Naturally the shareholders clamour for higher compensation. Their special grievance is that, unlike the Bank of England shareholders, they are not being guaranteed the same income as they were getting during or before the war. In effect, they are to receive a State-guaranteed income of about £22,500,000 a year in place of a larger but uncertain sum they received as shareholders in concerns the profitability of which had been rendered precarious by road competition. How the shareholders must regret not having jumped at Nationalisation on the much better terms they would have got in 1919, when profits and share values were higher!

So much for the shareholders. What of the workers? The workers merely change one employer for another; little else is changed, for the State undertaking, as the Daily Herald specially emphasises (November 19th, 1946), has got to pay its way. The Evening Standard remarks that nationalisation cannot bring any possible benefit to the railway worker—”for him it can mean neither higher wages nor shorter hours” (November 19th, 1946) And the Observer, in like vein, says, “It . . . leaves the transport workers and the consumers to wonder what difference it can make to them except for the worse” (December 1st, 1946). The sudden solicitude of these two journals for the worker is naturally suspect, but “Critic” writing in the Labour New Statesman (November 30th, 1946), also confesses that “nationalisation of the railways . . . really doesn’t much matter to anyone except the shareholders, who seem likely to make an uncommonly good thing out of it”. This deserves notice, coming as it does from a year-long supporter of nationalisation.
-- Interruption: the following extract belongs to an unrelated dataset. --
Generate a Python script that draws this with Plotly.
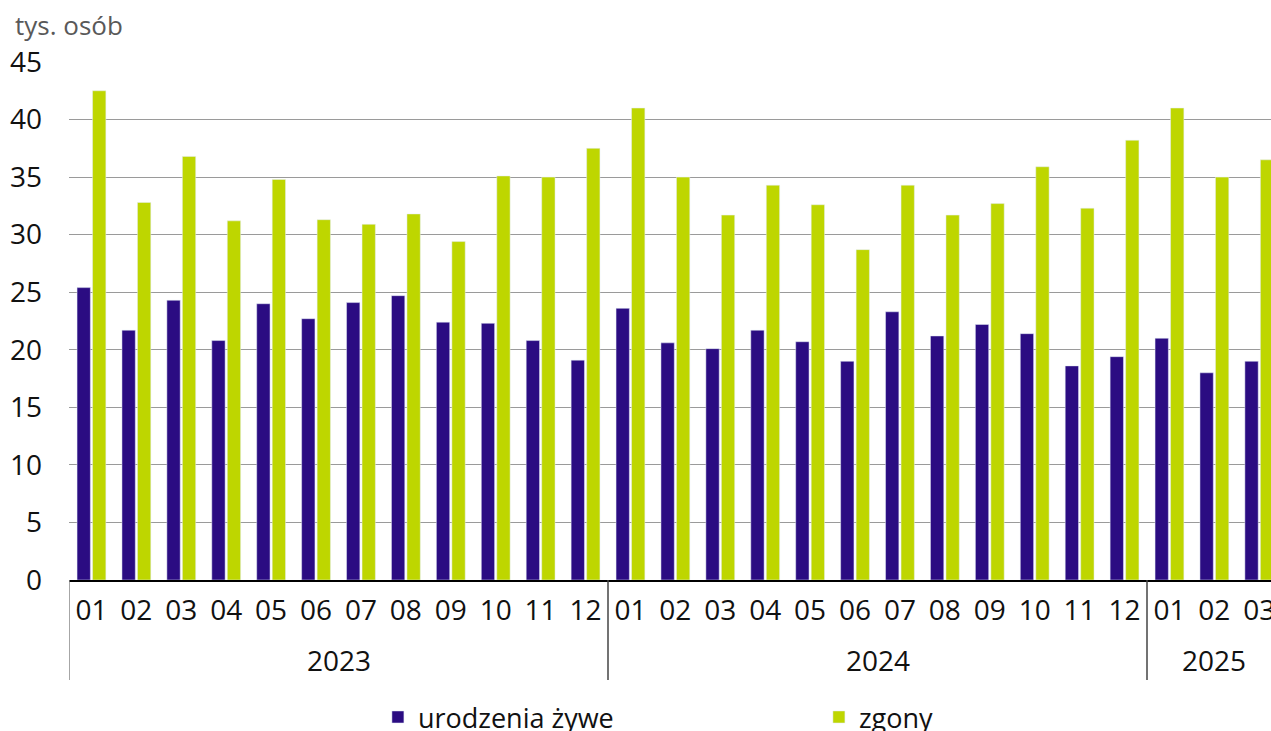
import plotly.graph_objects as go

years = ["2023", "2024", "2025"]
months_per_year = [12, 12, 3]
month_labels = ["01", "02", "03", "04", "05", "06", "07", "08", "09", "10", "11", "12"]

births = [25.4, 21.7, 24.3, 20.8, 24.0, 22.7, 24.1, 24.7, 22.4, 22.3, 20.8, 19.1,
          23.6, 20.6, 20.1, 21.7, 20.7, 19.0, 23.3, 21.2, 22.2, 21.4, 18.6, 19.4,
          21.0, 18.0, 19.0]
deaths = [42.5, 32.8, 36.8, 31.2, 34.8, 31.3, 30.9, 31.8, 29.4, 35.1, 35.0, 37.5,
          41.0, 35.0, 31.7, 34.3, 32.6, 28.7, 34.3, 31.7, 32.7, 35.9, 32.3, 38.2,
          41.0, 35.0, 36.5]

y_ticks = [0, 5, 10, 15, 20, 25, 30, 35, 40, 45]

# category keys
cats, ticktext = [], []
for yr, n in zip(years, months_per_year):
    for m in month_labels[:n]:
        cats.append(f"{yr}-{m}")
        ticktext.append(m)

FONT = "Open Sans"
PURPLE = "#2B0C82"
GREEN = "#BED600"
TXT = "#111111"
TICK_SIZE = 28

fig = go.Figure()
fig.add_trace(go.Bar(x=cats, y=births, name="urodzenia żywe", marker_color=PURPLE))
fig.add_trace(go.Bar(x=cats, y=deaths, name="zgony", marker_color=GREEN))

# year labels and dividers
annotations = []
shapes = []
start = 0
for i, (yr, n) in enumerate(zip(years, months_per_year)):
    center = start + (n - 1) / 2
    annotations.append(dict(x=center, xref="x", y=0, yref="paper", yanchor="middle",
                            yshift=-80, text=yr, showarrow=False,
                            font=dict(family=FONT, size=TICK_SIZE, color=TXT)))
    shapes.append(dict(type="line", xref="x", yref="paper", x0=start - 0.5, x1=start - 0.5,
                       y0=0, y1=-100 / 518,
                       line=dict(color="#888888" if i == 0 else "#444444", width=1.5)))
    start += n

annotations.append(dict(x=0, xref="paper", xanchor="left", xshift=-56, y=1, yref="paper",
                        yanchor="middle", yshift=37, text="tys. osób", showarrow=False,
                        font=dict(family=FONT, size=26, color="#595959")))

plot_w = 1271 - 69
slot = 539 / 12.0
x_max = -0.5 + plot_w / slot

fig.update_layout(
    width=1271, height=731,
    margin=dict(l=69, r=0, t=62, b=151, autoexpand=False),
    paper_bgcolor="white", plot_bgcolor="white",
    barmode="group", bargap=0.31, bargroupgap=0.14,
    font=dict(family=FONT, size=26, color=TXT),
    showlegend=True,
    legend=dict(orientation="h", x=0.257, xanchor="left", y=-0.218, yanchor="top",
                entrywidth=396, font=dict(family=FONT, size=27, color=TXT),
                traceorder="normal"),
    annotations=annotations, shapes=shapes,
)
fig.update_xaxes(type="category", range=[-0.5, x_max], tickmode="array",
                 tickvals=cats, ticktext=ticktext, ticks="", showgrid=False,
                 showline=True, linecolor="#000000", linewidth=1.5,
                 ticklabelstandoff=5, automargin=False,
                 tickfont=dict(family=FONT, size=TICK_SIZE, color=TXT))
fig.update_yaxes(range=[0, 45], tickmode="array", tickvals=y_ticks, ticks="",
                 showgrid=True, gridcolor="#9a9a9a", gridwidth=1.3, zeroline=False,
                 showline=False, ticklabelstandoff=26, automargin=False,
                 tickfont=dict(family=FONT, size=TICK_SIZE, color=TXT))

fig.write_html("out.html", config={"displayModeBar": False},
               post_script="document.body.style.margin='0';document.body.style.overflow='hidden';")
Another journal which has had a sudden flash of enlightenment is the News Chronicle. Writing on the trade union “closed shop”, and the danger it involves that if for any reason a man forfeits his union membership “he becomes an economic outlaw and may be unable to get a job at all in his trade”, the News Chronicle (November 21st, 1946) goes on to discover that “an even worse danger threatens in a society which is moving steadily towards ever wider nationalisation”, the danger that a worker will have to belong to one “monopoly union”, that union tending more and more to co-operate with the employer – the State – rather than represent the interests of the men. It will no doubt surprise the News Chronicle to be told that the Socialist Party of Great Britain at its formation 42 years ago was pointing out to the workers that nationalisation of an industry would put the worker even more at the mercy of the employer, the State. With competing concerns a worker sacked from one may seek employment in another, but the worker who earns the displeasure of the State monopoly and loses his job is effectively barred from the whole industry.
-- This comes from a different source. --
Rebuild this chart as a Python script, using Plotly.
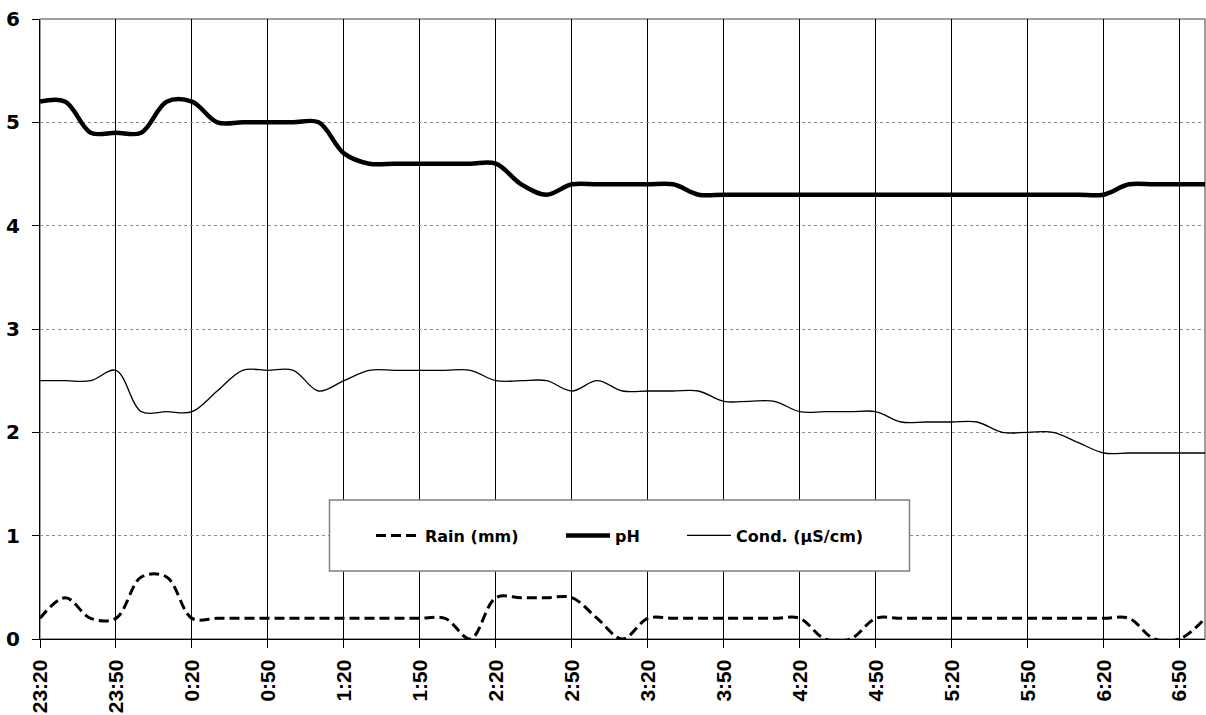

The other problem affecting the workers is that of redundancy.  Nationalisation, by eliminating overlapping will lead to the displacement of many workers, and even if some compensation is provided and they manage to get other jobs, it is bound to mean a worsened position for many of them. It was always the complaint of railwaymen, when the railways were being amalgamated, that a railwayman’s specialised training is largely useless for other occupations. The advocates of nationalisation have not been blind to the certainty that it would mean the displacement of many workers: it has, in fact, been one of their main arguments in its favour that it would eliminate waste. Mr Emil Davies in the Fabian pamphlet State Purchase of Railways (1910, p. 19), suggested that railway nationalisation ought therefore to be introduced gradually in order not to throw too many men out of work at once.

The Labour Government has kept its pledge to nationalise transport, but for the workers it is all sound and fury, signifying nothing. Nationalisation is State capitalism and leaves untouched the real problem of the working class of emancipating themselves from capitalist exploitation.